[Code that draws figures]
::::
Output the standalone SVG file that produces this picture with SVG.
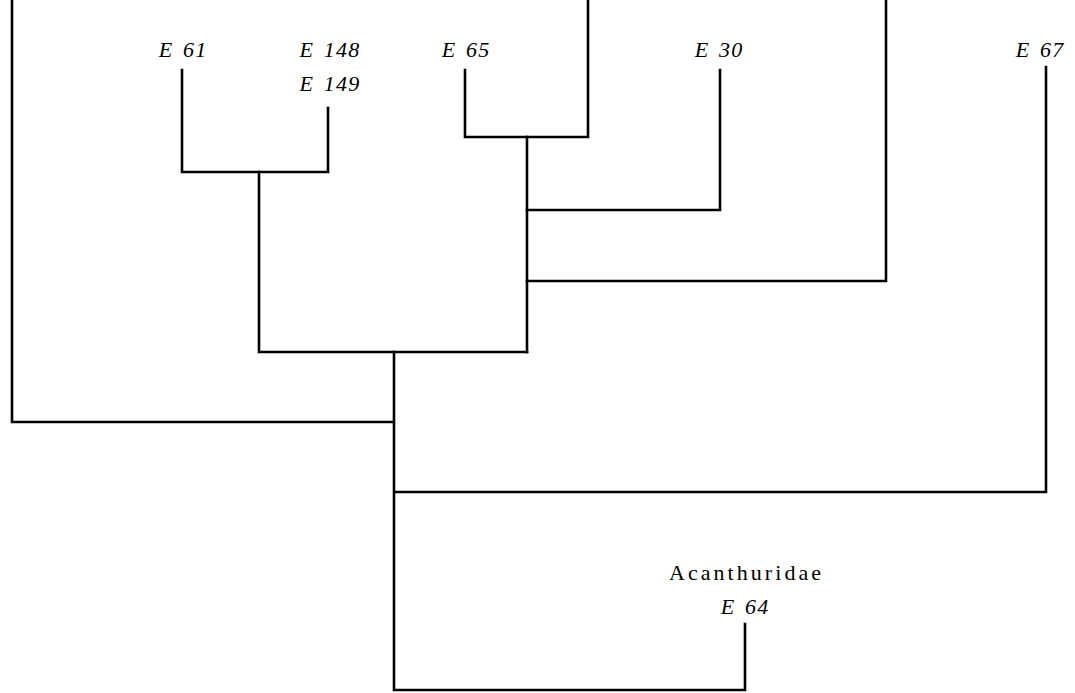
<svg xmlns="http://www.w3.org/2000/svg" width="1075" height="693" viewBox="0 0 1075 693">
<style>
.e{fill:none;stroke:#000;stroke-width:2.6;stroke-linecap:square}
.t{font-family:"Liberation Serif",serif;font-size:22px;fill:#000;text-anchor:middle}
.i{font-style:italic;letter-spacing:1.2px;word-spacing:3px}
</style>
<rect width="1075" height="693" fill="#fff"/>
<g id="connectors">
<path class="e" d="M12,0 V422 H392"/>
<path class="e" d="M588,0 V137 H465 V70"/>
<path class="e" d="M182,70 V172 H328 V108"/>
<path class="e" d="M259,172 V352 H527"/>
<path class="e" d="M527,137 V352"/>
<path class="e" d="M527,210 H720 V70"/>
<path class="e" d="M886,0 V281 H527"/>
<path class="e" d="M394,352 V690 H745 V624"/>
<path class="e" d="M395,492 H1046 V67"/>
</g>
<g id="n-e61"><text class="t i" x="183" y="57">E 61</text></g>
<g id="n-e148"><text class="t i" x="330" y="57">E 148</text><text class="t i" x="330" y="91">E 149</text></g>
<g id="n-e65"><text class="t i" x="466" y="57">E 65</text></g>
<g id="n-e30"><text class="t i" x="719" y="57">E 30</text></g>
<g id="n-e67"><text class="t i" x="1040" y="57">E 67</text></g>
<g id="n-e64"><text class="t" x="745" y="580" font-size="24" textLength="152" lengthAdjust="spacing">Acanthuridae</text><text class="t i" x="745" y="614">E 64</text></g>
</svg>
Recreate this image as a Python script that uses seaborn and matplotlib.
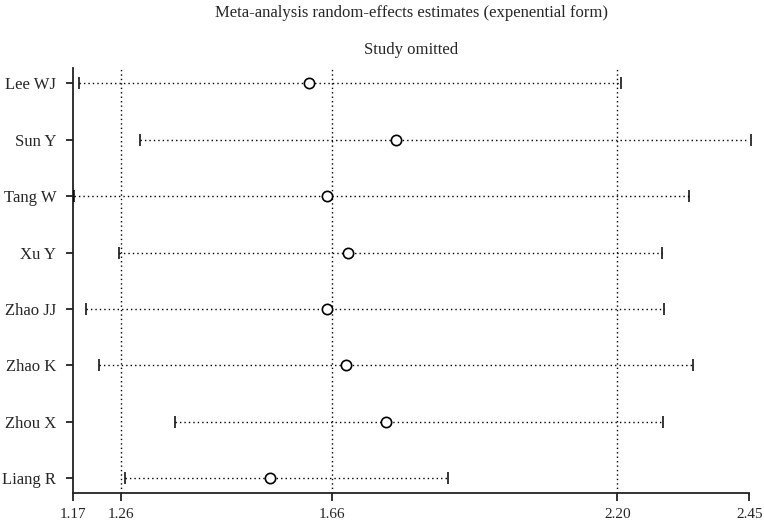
::::
WORK TO BE COMPLETED:
Write out every entry again word for word, without any of the pictures.

ANSWER FOR THIS EXERCISE:
Output the standalone SVG file that produces this picture with SVG.
<svg xmlns="http://www.w3.org/2000/svg" width="1075" height="693" viewBox="0 0 1075 693">
<style>
.e{fill:none;stroke:#000;stroke-width:2.6;stroke-linecap:square}
.t{font-family:"Liberation Serif",serif;font-size:22px;fill:#000;text-anchor:middle}
.i{font-style:italic;letter-spacing:1.2px;word-spacing:3px}
</style>
<rect width="1075" height="693" fill="#fff"/>
<g id="connectors">
<path class="e" d="M12,0 V422 H392"/>
<path class="e" d="M588,0 V137 H465 V70"/>
<path class="e" d="M182,70 V172 H328 V108"/>
<path class="e" d="M259,172 V352 H527"/>
<path class="e" d="M527,137 V352"/>
<path class="e" d="M527,210 H720 V70"/>
<path class="e" d="M886,0 V281 H527"/>
<path class="e" d="M394,352 V690 H745 V624"/>
<path class="e" d="M395,492 H1046 V67"/>
</g>
<g id="n-e61"><text class="t i" x="183" y="57">E 61</text></g>
<g id="n-e148"><text class="t i" x="330" y="57">E 148</text><text class="t i" x="330" y="91">E 149</text></g>
<g id="n-e65"><text class="t i" x="466" y="57">E 65</text></g>
<g id="n-e30"><text class="t i" x="719" y="57">E 30</text></g>
<g id="n-e67"><text class="t i" x="1040" y="57">E 67</text></g>
<g id="n-e64"><text class="t" x="745" y="580" font-size="24" textLength="152" lengthAdjust="spacing">Acanthuridae</text><text class="t i" x="745" y="614">E 64</text></g>
</svg>
Recreate this image as a Python script that uses seaborn and matplotlib.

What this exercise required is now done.